I went to Pebble Beach today to visit a friend who is housesitting for a few months. Friends of his recently bought the house, and from the numbers he was bandying about, I wouldn't be surprised if they paid upward of $20 million. I wouldn't be surprised, either, if another few million goes into it before they are happy.
It's a beautiful Spanish-style house, built in 1920 by the Holt brothers, who founded the Caterpillar company. An interesting mix of great hall living room and big kitchen (remodeled not all that long ago—within the past twenty years—but destined to be torn out and replaced with something more modern), and little hallways labyrinthing among little rooms (gun room, wine cellar, water heater room, linen closet, potting room, pantry, maid's room, defunct elevator, etc. etc.). Many bedrooms, and eight bathrooms—soon to be nine, because eight isn't enough. The place is largely empty at the moment: the owners live in Indiana—though they have other houses in the Hamptons, Chicago, and elsewhere—and won't be able to attend to giving this house a lived-in look until they return at the beginning of the year.
It's a lovely house, but my stomach gets a little queasy when I'm confronted with such wealth. Because yeah, I think a second (or third, fourth, or fifth) house that you use only a couple of weeks out of the year is ridiculous. And that describes so many of the houses (I won't call them homes) in Pebble Beach. It's just another case of people having more money than they know what to do with.
What's the good of a full-on greenhouse if you're not around to tend your plants?
Or what about the $200,000 Bentley in the garage that never gets driven?
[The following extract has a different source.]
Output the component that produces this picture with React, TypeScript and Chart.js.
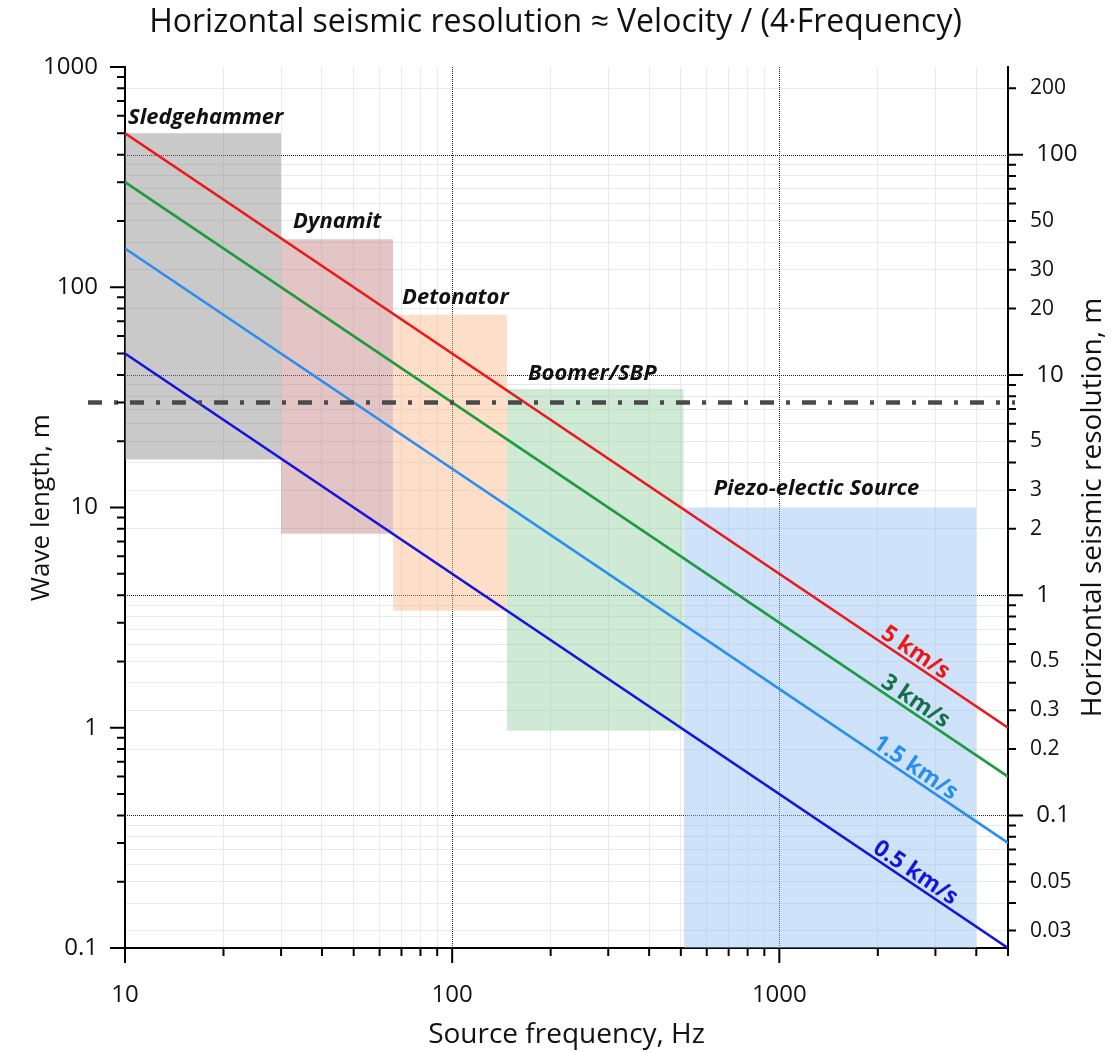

Or in the other garage, the newly refurbished games room? Who's got time to play if you're so busy flitting?
I don't believe I'm suffering from sour grapes. Another thing that made me feel queasy was all those rooms needing to be furnished. The mere idea fills me with a feeling of dread, and I don't even have to do it. So much shopping! One or two rooms, sure: that could be fun. But this would be a project that could take years. Even if you happened to live in the house year round.
One thing, though, that I loved: when we were touring the basement area, I noticed a funny contraption in the furnace room. "What's that?" I asked. "It's the pump for the organ," my friend replied. "You didn't notice it? You will when you see it."
He was right. When we got back upstairs, and then moved on to the second floor, sure enough, at the top of the stairs was a beautiful Estey Pump Organ, built in Brattleboro, Vermont, and moved to this house in 1920. It reminded me of The Great Gatsby and the extravagant sorts of entertaining that went on back in those days. Or perhaps one of the Holt brothers just loved to play organ. It even comes with a mechanism for playing rolls (like a player piano, only it's a player organ).
Apparently, it still works. I'd love to hear it. Wouldn't you?